When a rational rate change is required (e.g. 3/2), upsampling and downsampling can be cascaded. Through clever designs, these conversions are often performed at the same time, minimizing the number of computations. When an asynchronous rate conversion is needed (where the source and destination sampling rates are not integrally related), interpolation or decimation can be carried out on a sample-by-sample basis. However, while this allows for the most versatility, fixed low-pass filters cannot be used, as there is no integral relationship between the sampling rates. Therefore, some kind of cubic spline or similar operation will be performed on the neighboring samples in order to minimize aliasing .

Quantization revisited

Long ago, a clever observation was made that the quantization SNR applies over the entire bandwidth of the digital signal — and hence, a signal that is oversampled will have a lower noise floor within the usable bandwidth. Thus, it is possible for a 1-bit converter with 16x oversampling to have the equivalent audible SNR as a critically sampled 16-bit converter! Such a design is often used in consumer digital equipment, as a 1-bit D/A converter is trivially easy to implement. It is essentially just a low-pass filter — the D/A and post-filtering are both done at the same time.
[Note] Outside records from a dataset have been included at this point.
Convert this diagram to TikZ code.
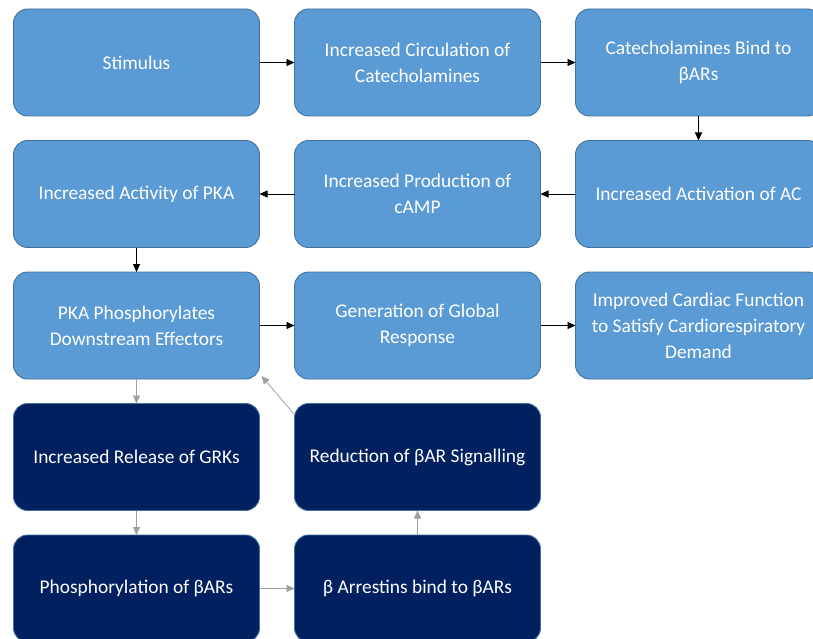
\documentclass[tikz,border=0pt]{standalone}
\usepackage{fontspec}
\setmainfont{Carlito}
\usetikzlibrary{positioning, arrows.meta}
\definecolor{cLIGHT}{HTML}{5B9BD5}
\definecolor{cDARK}{HTML}{002060}
\definecolor{cEDGE}{HTML}{41719C}
\definecolor{cGREY}{HTML}{A0A0A0}
\tikzset{
  stepbox/.style={
    draw=cEDGE, line width=0.9pt,
    rounded corners=14pt,
    fill=#1,
    text=white,
    align=center,
    inner sep=0pt,
    outer sep=0pt,
    minimum width=246pt,
    minimum height=107pt,
    font=\fontsize{19.4}{26}\selectfont
  },
  flow/.style={
    -{Triangle[length=8pt,width=7pt]},
    line width=0.8pt,
    draw=black
  },
  feedback/.style={
    flow,
    draw=cGREY
  }
}

\begin{document}
\begin{tikzpicture}[node distance=24.5pt and 35pt]
  \useasboundingbox (0,0) rectangle (813pt,-639pt);
  % top rows: the signalling cascade
  \node[stepbox=cLIGHT] (stim) at (136.5pt,-62.5pt) {Stimulus};
  \node[stepbox=cLIGHT, right=of stim] (circ) {Increased Circulation of\\Catecholamines};
  \node[stepbox=cLIGHT, right=of circ] (bind) {Catecholamines Bind to\\βARs};
  \node[stepbox=cLIGHT, below=of bind] (ac) {Increased Activation of AC};
  \node[stepbox=cLIGHT, left=of ac] (camp) {Increased Production of\\cAMP};
  \node[stepbox=cLIGHT, left=of camp] (pka) {Increased Activity of PKA};
  \node[stepbox=cLIGHT, below=of pka] (phos) {PKA Phosphorylates\\Downstream Effectors};
  \node[stepbox=cLIGHT, right=of phos] (glob) {Generation of Global\\Response};
  \node[stepbox=cLIGHT, right=of glob] (card) {Improved Cardiac Function\\to Satisfy Cardiorespiratory\\Demand};
  % bottom rows: desensitisation loop
  \node[stepbox=cDARK, below=of phos] (grk) {Increased Release of GRKs};
  \node[stepbox=cDARK, below=of grk] (phosb) {Phosphorylation of βARs};
  \node[stepbox=cDARK, right=of phosb] (arrest) {β Arrestins bind to βARs};
  \node[stepbox=cDARK, above=of arrest] (redu) {Reduction of βAR Signalling};

  \draw[flow] (stim) -- (circ);
  \draw[flow] (circ) -- (bind);
  \draw[flow] (bind) -- (ac);
  \draw[flow] (ac) -- (camp);
  \draw[flow] (camp) -- (pka);
  \draw[flow] (pka) -- (phos);
  \draw[flow] (phos) -- (glob);
  \draw[flow] (glob) -- (card);

  \draw[feedback] (phos) -- (grk);
  \draw[feedback] (grk) -- (phosb);
  \draw[feedback] (phosb) -- (arrest);
  \draw[feedback] (arrest) -- (redu);
  \draw[feedback] ([yshift=-11pt]redu.north west) -- ([shift={(2pt,3pt)}]phos.south east);
\end{tikzpicture}
\end{document}
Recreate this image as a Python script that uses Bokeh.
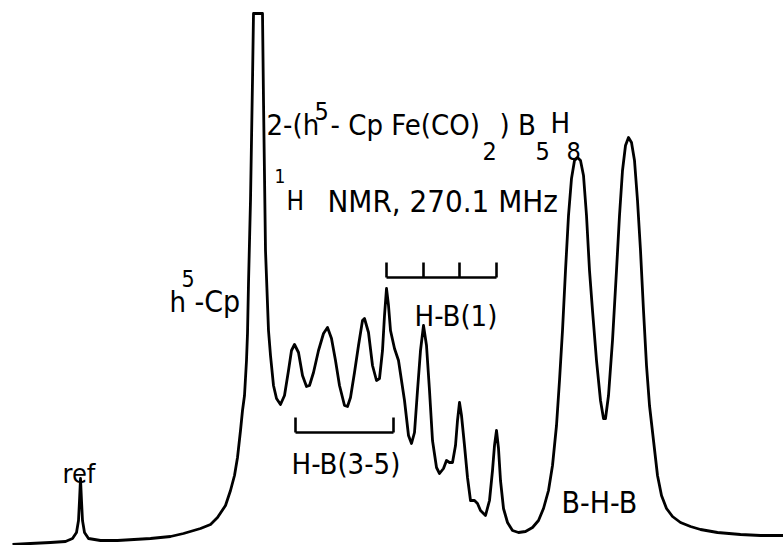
from bokeh.plotting import figure
from bokeh.models import Range1d
from bokeh.core.properties import value
from bokeh.embed import file_html
from bokeh.resources import INLINE

# Spectrum trace: horizontal position (chart units) and signal height
shift = [12, 30, 50, 65, 72, 76, 78, 79, 80, 81, 82, 84, 88, 100, 117, 150, 170, 183, 200, 210,
         217, 225, 230, 234, 237, 240, 242, 244, 246, 247, 248, 250, 252, 253, 262, 263, 265, 268,
         270, 273, 276, 280, 284, 288, 291, 294, 298, 302, 306, 309, 313, 318, 323, 327, 331, 335,
         339, 344, 347, 350, 354, 358, 362, 364, 368, 372, 376, 379, 382, 384, 386, 388, 390, 394,
         398, 401, 404, 408, 411, 414, 417, 420, 423, 426, 429, 432, 436, 439, 443, 446, 449, 452,
         455, 457, 459, 461, 464, 467, 470, 474, 477, 480, 485, 489, 492, 494, 496, 498, 500, 503,
         507, 512, 518, 525, 532, 538, 543, 548, 552, 556, 559, 562, 565, 568, 571, 574, 577, 580,
         583, 586, 589, 592, 596, 600, 603, 605, 608, 612, 616, 619, 622, 625, 628, 631, 634, 637,
         640, 643, 646, 649, 653, 657, 661, 666, 672, 680, 690, 700, 717, 740, 760, 783]
signal = [1, 2, 3, 4, 7, 13, 25, 45, 67, 45, 25, 13, 7, 5, 5, 7, 9, 12, 17, 21,
          28, 40, 55, 70, 88, 115, 135, 150, 185, 212, 262, 345, 465, 532, 532, 445, 295, 215,
          190, 160, 147, 141, 150, 175, 195, 201, 193, 170, 159, 160, 173, 195, 212, 218, 207, 185,
          160, 140, 139, 148, 173, 200, 225, 227, 213, 180, 165, 167, 195, 230, 257, 240, 215, 197,
          185, 165, 145, 110, 102, 113, 155, 195, 220, 200, 155, 105, 78, 72, 77, 85, 83, 83,
          100, 125, 143, 130, 100, 68, 45, 45, 42, 35, 30, 45, 75, 100, 115, 97, 65, 37,
          23, 15, 13, 14, 18, 25, 37, 55, 80, 120, 165, 215, 275, 330, 367, 385, 388, 385,
          370, 330, 275, 235, 185, 145, 127, 127, 150, 205, 275, 330, 375, 400, 408, 403, 385, 345,
          295, 235, 180, 140, 105, 70, 50, 37, 29, 23, 19, 16, 13, 11, 10, 10]

# Assignment brackets (peak positions)
hb1_peaks = [386, 423, 459, 496]
hb35_span = [295, 393]

FONT = "DejaVu Sans Condensed"
H = 545  # reference height, for converting text baselines

p = figure(width=783, height=545, x_range=Range1d(0, 783), y_range=Range1d(0, 545),
           output_backend="svg", toolbar_location=None, min_border=0)
p.axis.visible = False
p.grid.visible = False
p.outline_line_color = None
p.background_fill_color = "white"

p.line(shift, signal, line_color="black", line_width=2.8, line_join="round")

# brackets
lw = 2.6
p.segment(x0=[hb1_peaks[0]], y0=[H - 277], x1=[hb1_peaks[-1]], y1=[H - 277], line_color="black", line_width=lw)
p.segment(x0=hb1_peaks, y0=[H - 277] * len(hb1_peaks), x1=hb1_peaks, y1=[H - 262] * len(hb1_peaks),
          line_color="black", line_width=lw)
p.segment(x0=[hb35_span[0]], y0=[H - 432], x1=[hb35_span[1]], y1=[H - 432], line_color="black", line_width=lw)
p.segment(x0=hb35_span, y0=[H - 432] * 2, x1=hb35_span, y1=[H - 417] * 2, line_color="black", line_width=lw)


def label(txt, x, base, size):
    p.text(x=[x], y=[H - base], text=[txt], text_font=value(FONT), text_font_size=f"{size}px",
           text_baseline="alphabetic", text_align="left", text_color="black")


# title line 1: 2-(h5-Cp Fe(CO)2) B5H8
label("2-(h", 266, 124, 29)
label("5", 314, 110, 25)
label("- Cp Fe(CO)", 330, 124, 29)
label("2", 482, 150, 25)
label(") B", 499, 124, 29)
label("5", 535, 150, 25)
label("H", 550, 122, 29)
label("8", 566, 150, 25)

# title line 2: 1H NMR, 270.1 MHz
label("1", 274, 175, 19)
label("H", 286, 200, 26)
label("NMR, 270.1 MHz", 327, 200, 31)

# peak labels
label("h", 169, 301, 29)
label("5", 181, 278, 23)
label("-Cp", 194, 301, 30)
label("ref", 62, 473, 27)
label("H-B(1)", 414, 315, 29)
label("H-B(3-5)", 291, 463, 29)
label("B-H-B", 561, 502, 30)

open("out.html", "w").write(file_html(p, INLINE))
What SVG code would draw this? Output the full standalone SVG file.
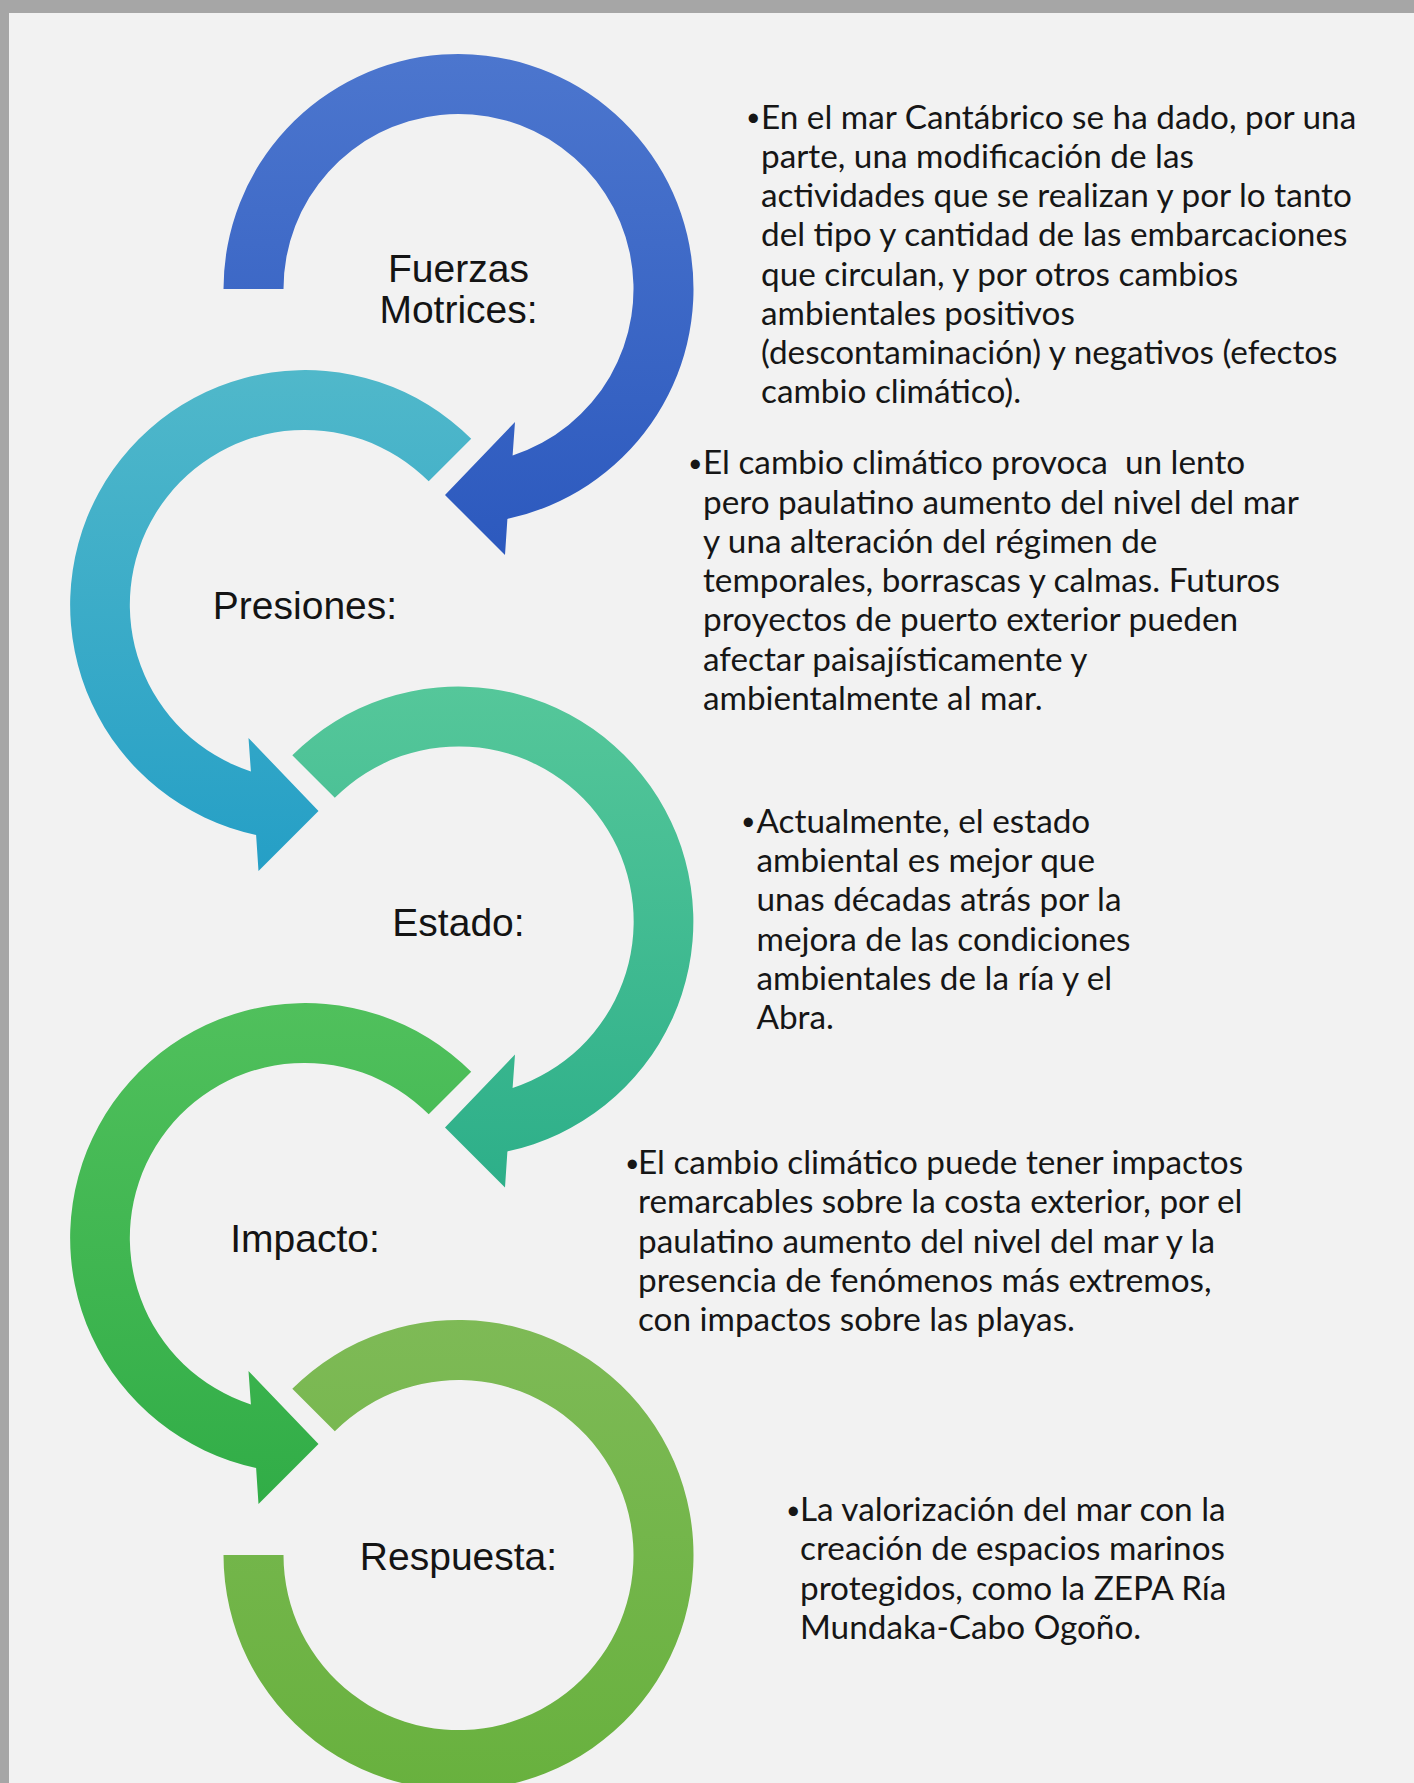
<svg xmlns="http://www.w3.org/2000/svg" width="1414" height="1783" viewBox="0 0 1414 1783">
<style>
.lbl{font-family:"Liberation Sans",Arial,sans-serif;font-size:39px;fill:#141414;text-anchor:middle}
.desc{font-family:Lato,"Open Sans",sans-serif;font-size:33.3px;fill:#161616}
.bul{font-family:Lato,"Open Sans",sans-serif;font-size:25px;fill:#161616}
</style>
<defs>
<linearGradient id="g1" x1="0" y1="0" x2="0" y2="1"><stop offset="0" stop-color="#4C76CE"/><stop offset="1" stop-color="#2C59BE"/></linearGradient>
<linearGradient id="g2" x1="0" y1="0" x2="0" y2="1"><stop offset="0" stop-color="#50B8CA"/><stop offset="1" stop-color="#259FC6"/></linearGradient>
<linearGradient id="g3" x1="0" y1="0" x2="0" y2="1"><stop offset="0" stop-color="#55C79A"/><stop offset="1" stop-color="#2DAF89"/></linearGradient>
<linearGradient id="g4" x1="0" y1="0" x2="0" y2="1"><stop offset="0" stop-color="#50C05C"/><stop offset="1" stop-color="#31AD47"/></linearGradient>
<linearGradient id="g5" x1="0" y1="0" x2="0" y2="1"><stop offset="0" stop-color="#7EBA56"/><stop offset="1" stop-color="#68B13E"/></linearGradient>
</defs>
<rect x="0" y="0" width="1414" height="1783" fill="#F2F2F2"/>
<rect x="0" y="0" width="1414" height="13" fill="#A6A6A6"/>
<rect x="0" y="0" width="9" height="1783" fill="#A6A6A6"/>

<g id="node-fuerzas">
<path d="M223.5 289 A235 235 0 1 1 507.4 518.9 L505 555 L445 495 L515 422 L512.6 455.4 A175 175 0 1 0 283.5 289 Z" fill="url(#g1)"/>
<text class="lbl" x="458.5" y="282">Fuerzas</text>
<text class="lbl" x="458.5" y="323">Motrices:</text>
</g>
<g id="node-presiones">
<path d="M471.2 438.8 A235 235 0 1 0 256.1 834.9 L258.5 871 L318.5 811 L248.5 738 L250.9 771.4 A175 175 0 1 1 428.7 481.3 Z" fill="url(#g2)"/>
<text class="lbl" x="305" y="619">Presiones:</text>
</g>
<g id="node-estado">
<path d="M292.3 755.3 A235 235 0 1 1 507.4 1151.4 L505 1187.5 L445 1127.5 L515 1054.5 L512.6 1087.9 A175 175 0 1 0 334.8 797.8 Z" fill="url(#g3)"/>
<text class="lbl" x="458.5" y="936">Estado:</text>
</g>
<g id="node-impacto">
<path d="M471.2 1071.8 A235 235 0 1 0 256.1 1467.9 L258.5 1504 L318.5 1444 L248.5 1371 L250.9 1404.4 A175 175 0 1 1 428.7 1114.3 Z" fill="url(#g4)"/>
<text class="lbl" x="305" y="1252">Impacto:</text>
</g>
<g id="node-respuesta">
<path d="M292.3 1388.8 A235 235 0 1 1 223.5 1555 L283.5 1555 A175 175 0 1 0 334.8 1431.3 Z" fill="url(#g5)"/>
<text class="lbl" x="458.5" y="1570">Respuesta:</text>
</g>

<g id="connectors"></g>

<g id="desc-fuerzas">
<text class="bul" x="746" y="126">•</text>
<text class="desc"><tspan x="761" y="128.5">En el mar Cantábrico se ha dado, por una</tspan><tspan x="761" y="167.8">parte, una modificación de las</tspan><tspan x="761" y="207">actividades que se realizan y por lo tanto</tspan><tspan x="761" y="246.3">del tipo y cantidad de las embarcaciones</tspan><tspan x="761" y="285.5">que circulan, y por otros cambios</tspan><tspan x="761" y="324.8">ambientales positivos</tspan><tspan x="761" y="364">(descontaminación) y negativos (efectos</tspan><tspan x="761" y="403.3">cambio climático).</tspan></text>
</g>
<g id="desc-presiones">
<text class="bul" x="688" y="472">•</text>
<text class="desc" xml:space="preserve"><tspan x="703" y="474.4">El cambio climático provoca  un lento</tspan><tspan x="703" y="513.6">pero paulatino aumento del nivel del mar</tspan><tspan x="703" y="552.9">y una alteración del régimen de</tspan><tspan x="703" y="592.1">temporales, borrascas y calmas. Futuros</tspan><tspan x="703" y="631.4">proyectos de puerto exterior pueden</tspan><tspan x="703" y="670.6">afectar paisajísticamente y</tspan><tspan x="703" y="709.9">ambientalmente al mar.</tspan></text>
</g>
<g id="desc-estado">
<text class="bul" x="741" y="830">•</text>
<text class="desc"><tspan x="756.5" y="832.7">Actualmente, el estado</tspan><tspan x="756.5" y="872">ambiental es mejor que</tspan><tspan x="756.5" y="911.2">unas décadas atrás por la</tspan><tspan x="756.5" y="950.5">mejora de las condiciones</tspan><tspan x="756.5" y="989.7">ambientales de la ría y el</tspan><tspan x="756.5" y="1029">Abra.</tspan></text>
</g>
<g id="desc-impacto">
<text class="bul" x="625" y="1171.5">•</text>
<text class="desc"><tspan x="638" y="1174">El cambio climático puede tener impactos</tspan><tspan x="638" y="1213.3">remarcables sobre la costa exterior, por el</tspan><tspan x="638" y="1252.5">paulatino aumento del nivel del mar y la</tspan><tspan x="638" y="1291.8">presencia de fenómenos más extremos,</tspan><tspan x="638" y="1331">con impactos sobre las playas.</tspan></text>
</g>
<g id="desc-respuesta">
<text class="bul" x="786" y="1518.5">•</text>
<text class="desc"><tspan x="800" y="1521">La valorización del mar con la</tspan><tspan x="800" y="1560.2">creación de espacios marinos</tspan><tspan x="800" y="1599.5">protegidos, como la ZEPA Ría</tspan><tspan x="800" y="1638.7">Mundaka-Cabo Ogoño.</tspan></text>
</g>
</svg>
Another benefit of oversampling is that the first repeat spectrum above the baseband signal will be much higher in frequency than it would have been if the signal were critically sampled. Compare, for instance, the top and bottom signals in Figure 7. The bottom signal can have a simpler and less-expensive low-pass filter that takes an entire octave to roll off above the highest component of the signal, whereas the top signal requires a filter that rolls off quickly before fs/2.

Class dismissed

There you have it; you’re now an expert in digital signal processing. The next time you have to deal with signals at different sample rates — or even video at different resolutions — you should have a better idea of what’s going on inside conversion equipment and what differentiates amateur components from professional gear.